Advice to Karen Bell, CCHIT Head

Posted on April 16, 2010 I Written By

John Lynn is the Founder of the blog network which currently consists of 10 blogs containing over 8000 articles with John having written over 4000 of the articles himself. These EMR and Healthcare IT related articles have been viewed over 16 million times. John also manages Healthcare IT Central and Healthcare IT Today, the leading career Health IT job board and blog. John is co-founder of and John is highly involved in social media, and in addition to his blogs can also be found on Twitter: @techguy and @ehrandhit and LinkedIn.

I previously posted about the new head of CCHIT, Karen Bell. Most of you probably know that I’m not a huge fan of CCHIT, but I’ve decided that I’d like to give Dr. Bell some advice for CCHIT. Free consulting. How cool is that? Here we go…

If Dr. Bell really wants to solidify CCHIT’s position in the EHR world she’ll find a way to show that the CCHIT EHR certification improves usability, EMR implementation success, reimbursement, etc. CCHIT has some vague terminology about the “assurances” that CCHIT certification provide. Unfortunately, they end up being empty assurances about things that doctors don’t really value.

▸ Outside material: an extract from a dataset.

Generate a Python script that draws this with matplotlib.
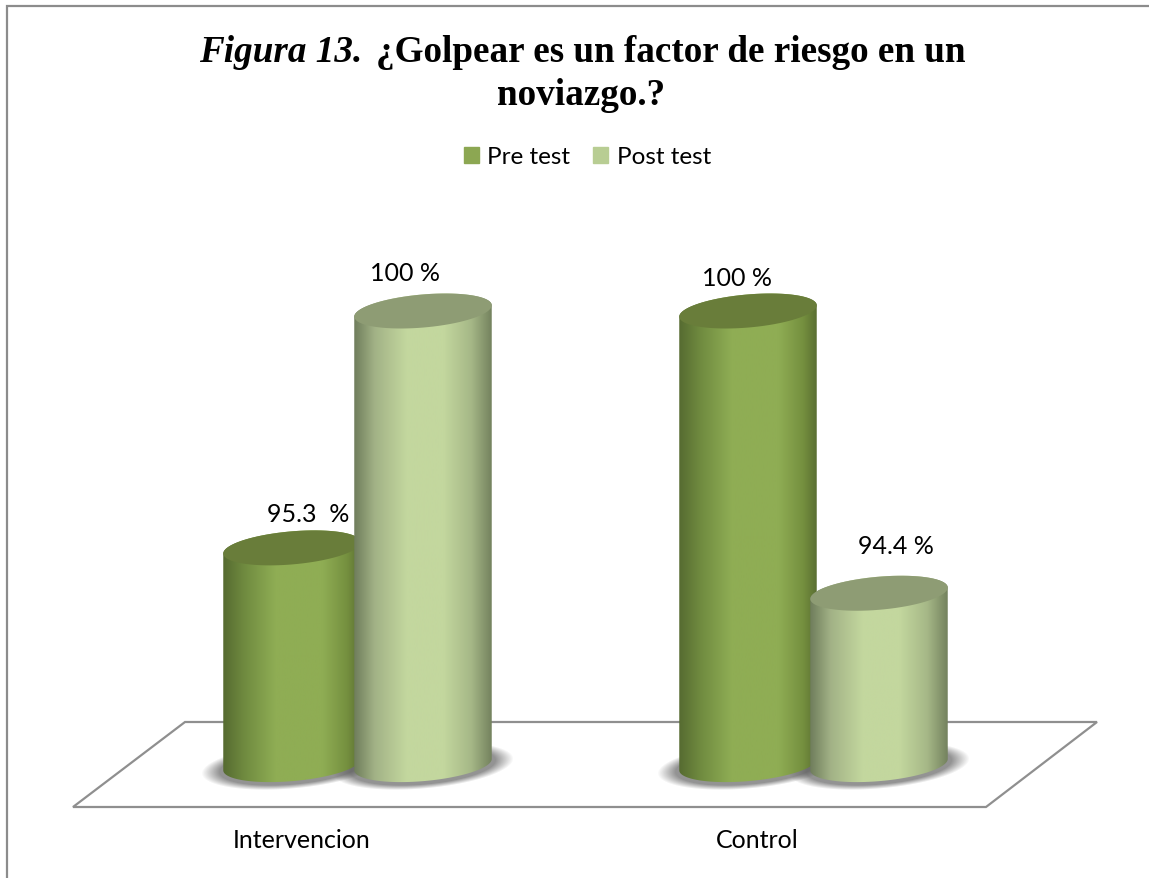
import numpy as np
import matplotlib
matplotlib.use("Agg")
import matplotlib.pyplot as plt
from matplotlib.colors import LinearSegmentedColormap
from matplotlib.patches import Patch, Polygon

# data
categories = ["Intervencion", "Control"]
series_names = ["Pre test", "Post test"]
pre_test = [95.3, 100]
post_test = [100, 94.4]
pre_labels = ["95.3  %", "100 %"]
post_labels = ["100 %", "94.4 %"]

# figure size and how values map on the canvas
W, H = 1149, 879
PX_PER_CAT = 456.0
PX_PER_VAL = 50.4
BASE = 91.0
BAR_W = 137 / PX_PER_CAT
OFFSET = 65.5 / PX_PER_CAT
ELL_A, ELL_B, TILT = 69.0, 16.5, np.radians(5)

# label offsets from the top of each bar, pixels (moved by hand in the original)
pre_off = [(16, 34), (-11, 33)]
post_off = [(-18, 38), (16.5, 48)]
CAT_SHIFT = -56 / PX_PER_CAT

pre_cmap = LinearSegmentedColormap.from_list("pre", [(0, "#566b31"), (0.15, "#6f8a3f"), (0.38, "#8fad54"),
                                                     (0.72, "#8fad54"), (0.9, "#75903f"), (1, "#5a6f32")])
post_cmap = LinearSegmentedColormap.from_list("post", [(0, "#6f7d5c"), (0.15, "#a2b286"), (0.38, "#c3d79e"),
                                                       (0.65, "#c3d79e"), (0.85, "#a6b887"), (1, "#74825e")])
PRE_TOP = "#697d3a"
POST_TOP = "#8e9c74"

plt.rcParams["font.family"] = ["Lato", "DejaVu Sans"]

fig = plt.figure(figsize=(W / 100, H / 100), dpi=100)
ax = fig.add_axes([0, 0, 1, 1])
ax.set_xlim(-357.5 / PX_PER_CAT, (W - 357.5) / PX_PER_CAT)
ax.set_ylim(100 - (H - 312) / PX_PER_VAL, 100 + 312 / PX_PER_VAL)
ax.axis("off")


def fx(px):
    return px / W


def fy(py):
    return 1 - py / H


# chart border, only top and left show in the crop
ax.plot([fx(7), fx(7), 1], [0, fy(6.5), fy(6.5)], transform=ax.transAxes, color="#8c8c8c", lw=1.6,
        solid_joinstyle="miter", zorder=0)

# floor
floor = [(73, 808), (185, 723), (1097, 723), (986, 808)]
ax.add_patch(Polygon([(fx(a), fy(b)) for a, b in floor], closed=True, transform=ax.transAxes,
                     fc="white", ec="#8f8f8f", lw=1.6, zorder=1))


def ellipse_pts(cx, val, n=80, t0=0, t1=2 * np.pi):
    # tilted ellipse, worked out in pixels then put back on the data scales
    t = np.linspace(t0, t1, n)
    dx = ELL_A * np.cos(t) * np.cos(TILT) - ELL_B * np.sin(t) * np.sin(TILT)
    dy = ELL_A * np.cos(t) * np.sin(TILT) + ELL_B * np.sin(t) * np.cos(TILT)
    return cx + dx / PX_PER_CAT, val + dy / PX_PER_VAL


def draw_shadow(cx, z):
    sx = np.linspace(cx - 100 / PX_PER_CAT, cx + 100 / PX_PER_CAT, 200)
    sy = np.linspace(BASE - 40 / PX_PER_VAL, BASE + 40 / PX_PER_VAL, 80)
    xx, yy = np.meshgrid((sx - cx) * PX_PER_CAT, (sy - BASE) * PX_PER_VAL)
    u = xx * np.cos(TILT) + yy * np.sin(TILT)
    v = -xx * np.sin(TILT) + yy * np.cos(TILT)
    rr = np.sqrt((u / 83) ** 2 + ((v + 1) / 21) ** 2)
    alpha = np.clip((1.1 - rr) / 0.22, 0, 1) * 0.66
    img = np.zeros(xx.shape + (4,))
    img[..., :3] = 0.36
    img[..., 3] = alpha
    ax.imshow(img, extent=(sx[0], sx[-1], sy[0], sy[-1]), origin="lower", aspect="auto", zorder=z,
              interpolation="bilinear")


def draw_cylinder(cx, val, cmap, top_color, z):
    # body outline: lower half of the base ellipse closes it, the top ellipse is painted over
    bx, by = ellipse_pts(cx, BASE, t0=np.pi, t1=2 * np.pi)
    tx, ty = ellipse_pts(cx, val, t0=0, t1=np.pi)
    verts = np.column_stack([np.r_[bx, tx], np.r_[by, ty]])
    clip = Polygon(verts, closed=True, transform=ax.transData, fc="none", ec="none")
    ax.add_patch(clip)
    grad = np.linspace(0, 1, 256).reshape(1, -1)
    x0, x1 = verts[:, 0].min(), verts[:, 0].max()
    im = ax.imshow(grad, cmap=cmap, extent=(x0, x1, BASE - 1, val + 1), aspect="auto", zorder=z)
    im.set_clip_path(clip)
    ex, ey = ellipse_pts(cx, val)
    ax.fill(ex, ey, color=top_color, lw=0, zorder=z + 0.1)


for i in range(len(categories)):
    draw_shadow(i - OFFSET, 2)
    draw_shadow(i + OFFSET, 2)
    draw_cylinder(i - OFFSET, pre_test[i], pre_cmap, PRE_TOP, 3)
    draw_cylinder(i + OFFSET, post_test[i], post_cmap, POST_TOP, 4)
    ax.annotate(pre_labels[i], (i - OFFSET, pre_test[i]), xytext=(pre_off[i][0], pre_off[i][1]),
                textcoords="offset pixels", ha="center", va="center", fontsize=18, color="black", zorder=6)
    ax.annotate(post_labels[i], (i + OFFSET, post_test[i]), xytext=(post_off[i][0], post_off[i][1]),
                textcoords="offset pixels", ha="center", va="center", fontsize=18, color="black", zorder=6)
    ax.text(i + CAT_SHIFT, fy(841), categories[i], transform=ax.get_xaxis_transform(), ha="center", va="center",
            fontsize=18, color="black")

# legend
handles = [Patch(color="#8ca752", label=series_names[0]), Patch(color="#b8cd93", label=series_names[1])]
ax.legend(handles=handles, ncol=2, frameon=False, fontsize=17.5, loc="center",
          bbox_to_anchor=(587.5 / W, fy(158)), handlelength=0.62, handleheight=0.62,
          handletextpad=0.35, columnspacing=0.95, borderpad=0)

# title, italic start then bold rest, centred together
tfont = ["Liberation Serif", "DejaVu Serif"]
TSIZE = 26.7
t1 = ax.text(0, fy(62), "Figura 13.", transform=ax.transAxes, family=tfont, style="italic",
             weight="bold", fontsize=TSIZE, va="baseline", ha="left")
t2 = ax.text(0, fy(62), "\u00bfGolpear es un factor de riesgo en un", transform=ax.transAxes, family=tfont,
             weight="bold", fontsize=TSIZE, va="baseline", ha="left")
fig.canvas.draw()
r = fig.canvas.get_renderer()
w1 = t1.get_window_extent(r).width + 14
w2 = t2.get_window_extent(r).width
start = 582.5 - (w1 + w2) / 2
t1.set_x(fx(start))
t2.set_x(fx(start + w1))
ax.text(fx(581), fy(105), "noviazgo.?", transform=ax.transAxes, family=tfont, weight="bold",
        fontsize=TSIZE, va="baseline", ha="center")

fig.savefig("out.png", dpi=100)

I’d be really impressed to see an independent study done on the EMR implementation success of CCHIT certified EHR versus non-certified EHR. Or how about a study comparing the usability of CCHIT certified EHR versus non-certified EHR. Let’s see some real data on assurances that doctors actually care about. Do that and everyone will want a CCHIT certified EHR.

Unfortunately, if you do go this route, you need to be open to the possibility that an independent study would find that CCHIT certified EHR have a higher EMR implementation failure rate or that CCHIT certified EHR are less usable. What would CCHIT do then (besides try to manipulate the study to look the way they want)?

What’s more unfortunate, is that studies like this should have been performed before Congress decided to just include the term “certified EHR” without actually knowing what consequence (good or bad) that term might have on the EHR industry.